Status Check And Filing Checklist
Use this table as a recurring workflow. It keeps you ready for donor questions, audits, and grant renewals.
| Task | What To Verify | How Often |
|---|---|---|
| Confirm IRS listing | Status is active in the IRS search tool; EIN matches receipts | Before major fundraising and yearly |
| Plan Form 990 filing | Correct form for receipts and assets; deadline tracked | Each tax year |
| Review revenue streams | Business-like income flagged for unrelated tax risk | Quarterly |
| Confirm payroll compliance | Withholding, deposits, benefit reporting, contractor records | Each pay cycle and quarterly filings |
| Check state rules | Sales tax, property tax, fundraising registration, renewals | Yearly and before entering a new state |
| Update conflict disclosures | Annual disclosures collected; recusals recorded in minutes | Yearly and per transaction |
When A Nonprofit Can Owe Federal Income Tax Anyway
Even with exemption, certain patterns can trigger federal income tax or penalties.
Revenue That Acts Like A Separate Business
If an activity runs year-round, looks like a normal commercial service, and does not advance the exempt purpose in a direct way, it may create unrelated business income.
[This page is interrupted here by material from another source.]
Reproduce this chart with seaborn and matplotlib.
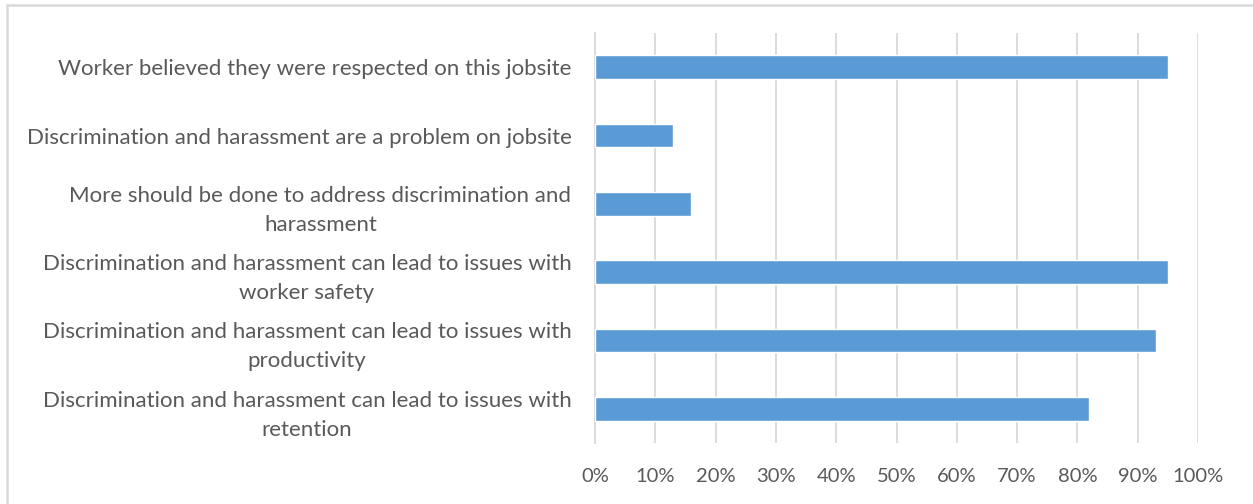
import matplotlib
matplotlib.use("Agg")
import matplotlib.pyplot as plt
import matplotlib.patches as mpatches
from matplotlib.ticker import FuncFormatter, MultipleLocator
import pandas as pd
import seaborn as sns

statements = [
    "Worker believed they were respected on this jobsite",
    "Discrimination and harassment are a problem on jobsite",
    "More should be done to address discrimination and\nharassment",
    "Discrimination and harassment can lead to issues with\nworker safety",
    "Discrimination and harassment can lead to issues with\nproductivity",
    "Discrimination and harassment can lead to issues with\nretention",
]
share_agree = [95, 13, 16, 95, 93, 82]

df = pd.DataFrame({"statement": statements, "share": share_agree})

sns.set_theme(style="white")
plt.rcParams["font.family"] = ["Lato", "DejaVu Sans"]

text_color = "#595959"
grid_color = "#D9D9D9"
bar_color = "#5B9BD5"

fig = plt.figure(figsize=(12.53, 5.04), dpi=100)
ax = fig.add_axes([595 / 1253, 61 / 504, 603 / 1253, 410 / 504])

sns.barplot(data=df, x="share", y="statement", orient="h", color=bar_color,
            width=0.35, saturation=1, ax=ax, zorder=3)

ax.set_xlim(0, 100)
ax.xaxis.set_major_locator(MultipleLocator(10))
ax.xaxis.set_major_formatter(FuncFormatter(lambda v, _: f"{v:.0f}%"))
ax.set_xlabel("")
ax.set_ylabel("")

ax.grid(axis="x", color=grid_color, linewidth=1.3, zorder=0)
ax.grid(axis="y", visible=False)
for side in ["top", "right", "bottom"]:
    ax.spines[side].set_visible(False)
ax.spines["left"].set_color(grid_color)
ax.spines["left"].set_linewidth(1.3)

ax.tick_params(axis="both", length=0, colors=text_color)
ax.tick_params(axis="y", pad=17, labelsize=16)
ax.tick_params(axis="x", pad=18, labelsize=14.5)
for t in ax.get_yticklabels():
    t.set_multialignment("center")
    t.set_linespacing(1.55)

# light chart border
fig.patches.append(mpatches.Rectangle((7 / 1253, -0.05), 1.2, (504 - 4.5) / 504 + 0.05,
                                      transform=fig.transFigure, fill=False,
                                      edgecolor=grid_color, linewidth=1.8))

fig.savefig("out.png", dpi=100)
Track income and expenses by activity so you can see the net result and file the right forms if needed.
Money Flowing To Private People
Inflated pay, no-show jobs, sweetheart leases, and cash transfers without records can create serious exposure. Keep compensation decisions tied to written job duties and board approval, with market comparisons saved in your files.
Missing Filings
The simplest way to protect status is to file on time, every year, even in a low-activity year. Put due dates on a shared calendar, store logins and prior returns in one place, and assign a clear owner for the filing task.
What To Do If You’re Starting A Nonprofit
Start with the mission and the IRS category that fits it. Build a board that will meet, vote, and keep minutes. Set up a basic finance system that tracks restricted funds, program costs, and administrative costs from day one.
Then treat compliance like routine upkeep. A short monthly finance review and a quarterly board check on filings and registrations can prevent the “we forgot” problems that sink newer organizations.
References & Sources
- Internal Revenue Service (IRS).“Exemption Requirements – 501(c)(3) Organizations.”Explains conditions an organization must meet to qualify as a 501(c)(3) tax-exempt charity.
- Internal Revenue Service (IRS).“Tax Exempt Organization Search.”Tool for checking an organization’s exempt status and viewing related filing data.
- Internal Revenue Service (IRS).“Annual Exempt Organization Return: Who Must File.”Lists which exempt organizations must file annual information returns and notes exceptions.
- Internal Revenue Service (IRS).“About Form 990, Return Of Organization Exempt From Income Tax.”Overview of Form 990 and its role in exempt organization reporting and disclosure.